Samuel Clemens was a temperamental man, with a youthful sense of adventure about him which stayed constant companion to him all his life, which Susy forgives saying, "he has temper, but so does everyone in the family". Only a daughter can be so forgiving to the faults of a man. A devoted family man, he was much loved for his story-telling within the family as much as in the wider world, as Susy, his closest biographer says, in the most simple yet most affectionate manner "he does tell perfectly delightful stories" and how the world loved the yarns he knit. An accidental writer, not someone who dreamt of being a writer all his life; a soul with a love of life, and a love of experiments, which saw him investing in multiple failed business ventures, for instance, the doomed typewriter, becoming a pilot on Ship to Mississippi,where he earned his now iconic pen name (Mark Twain - Safe to Navigate), before becoming a journalist finding success with an essay The Celebrated Jumping Frog of Calavaras County, a celebrated speaker and eventually the greatest writer language has known. I would hazard a guess, may be this earned him the affectionate address from his loving life companion, Olivia, who called him 'Youth'. Rarely one finds a youth so youthful.

The narrative has some very lovely and amusing episodes like the alarm installed in his home, which was so erratic in its operation that in his inimitable style Twain claims they found "it was buzzing its blood cuddling alarm merely for its own amusement." The episode where having been caught swearing by his conscience-keeper and adoring wife, the author wanted to escape, if possible, through the windows, but couldn't. Ah the charming pleasures of a quaint world gone by. The punishment he was assigned for the slip is equally telling as Mrs Clemens or Livy, as Youth called her, makes Mr Twain's repeat his utterances to himself, thereby making him note the cruelty and ugliness of his own swear words. That was the time when a pause had a place before words, where the words were not loosely spoken nor loosely responded to (there is a very detailed account of Duels in the United States and Europe those days, one of which Twain missed by a blip, to the relief of literary world). Blessed is the world where words are treated with such respect, love and affection. The overall jovial tone of the book continues till the day Haley's comet returns in the century to take back it's prodigal Son, except the death of Susy at the age of twenty four, which he calls the happy age to die, but it is hard to miss the pain which sneaks through cleverly-crafted words, as he tries to possibly assuage feelings of reader or may be his own, claiming "after that responsibility comes and with it cares, the sorrows, and the inevitable tragedy."

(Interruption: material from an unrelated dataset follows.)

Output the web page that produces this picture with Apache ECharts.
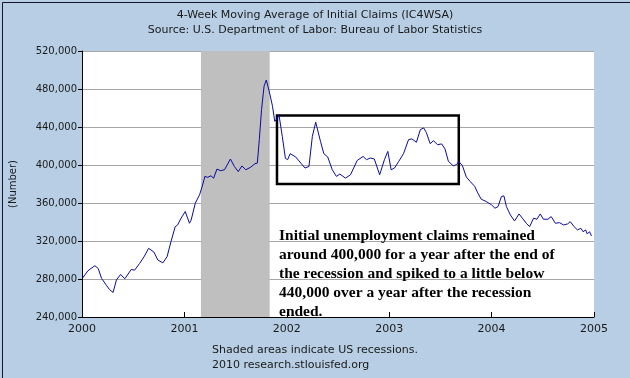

This is an amazing life story of a great man and great wordsmith, with enough of the buoyant winds in it to carry any sagging spirit to soaring skies of happiness and contentment. It is an example which amply proves that one always has a choice if only one is willing to pay the price for it, and no price is too high to earn the right to hear to the raging voices within your soul, and in the end, nothing is more satisfying, irrespective of whether you survive from one visit of the comet to other or not. This book is about the warm soul of a genius, his struggles, his unyielding spirit, his eventual victories- A life well-lived.  He had quipped about his own death, referring to his birth with Halley's Comet- It will be a great disappointment of my life if I don't go with Halley's Comet. The Almighty had said- No doubt: Now here are these two unaccountable freaks; they came in together, they must go out together." He died of a Heart attack a day after the Comet arrived.